Sexually harassed men fear speaking up but help is available [WATCH]

KUALA LUMPUR: When Sam decided to take an after-dinner cigarette break in a city alley, he only had relaxation on his mind.

But another person in the alley had something else in mind and walked towards Sam and groped the young man.

"I was shocked, I felt violated," he told the New Straits Times.

"I still think about it, more so because it happened in a public place."

Sam never reported the incident and relayed it to only a few close friends.

He is among the rising number of Malaysian men who are starting to come forward about being sexually harassed.

A nationwide outreach programme by the Women, Family and Community Development Ministry found 427 men stepping forward with their experience of being sexually harassed between July last year and April this year.

The programme was part of the ministry's advocacy efforts following the enforcement of the Anti-Sexual Harassment Act last March.

The law defines sexual harassment and the powers of the ministry to formulate policies and guidelines related to sexual harassment.

"We realised more men were coming forward to report (sexual harassment) during the outreach programme," Women, Family and Community Development Minister Datuk Seri Nancy Shukri told the New Straits Times.

Nancy said of the 427 men who reported sexual harassment, 311 experienced low-level harassment, which included unwanted stares and attention.

Ninety-one men reported moderate-level harassment, which includes lewd remarks, obscene gestures and unwanted invitations for sex, and 25 experienced high-level harassment, which includes receiving photos of private parts, groping, flashing and grinding.

The ministry found that most of the moderate-level harassment happened at the workplace or via social media, and the high-level harassment often occurred at home or the workplace.

Despite more men opening up on sexual harassment, Nancy said she believed many cases went unreported as the victims might be uncomfortable doing so.

"Many men are too embarrassed to report these incidents, feeling that as mature individuals, they should not have to speak out.

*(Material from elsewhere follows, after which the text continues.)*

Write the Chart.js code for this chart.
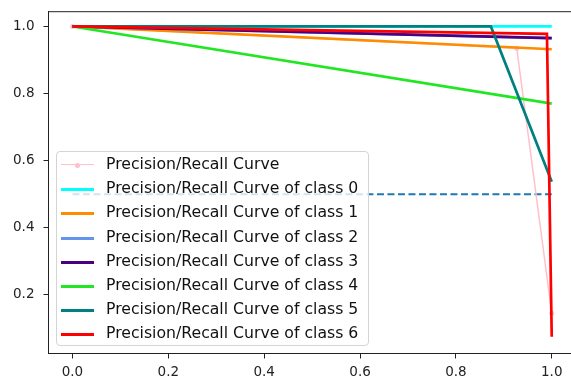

"Do not be shy as this issue also affects boys and men. The ministry has the resources to help, and we encourage victims to come forward.

"We have counsellors who maintain strict confidentiality.

"Sexual harassment is a sad reality in our country, and it can lead to problematic behaviour in children who feel defenseless and unsure where to turn.

"We want to prevent this from happening. It's no longer about 'minding your own business' but helping others."

Nancy's ministry had been conducting advocacy programmes, especially in schools, to educate children about sexual harassment.

The programme has been conducted in 10 schools, and the ministry aims to run it in 300 schools nationwide.

She said most sexual harassment took place at home, making it difficult for victims to seek help.

"It is easier to identify such cases among adults, but children often struggle to report these incidents."

Through the advocacy programmes, the ministry hopes to educate children on identifying and handling sexual harassment.

For Sam, such awareness and advocacy programmes on sexual harassment are welcome, especially for men.

"It is often a taboo topic but men need help as well."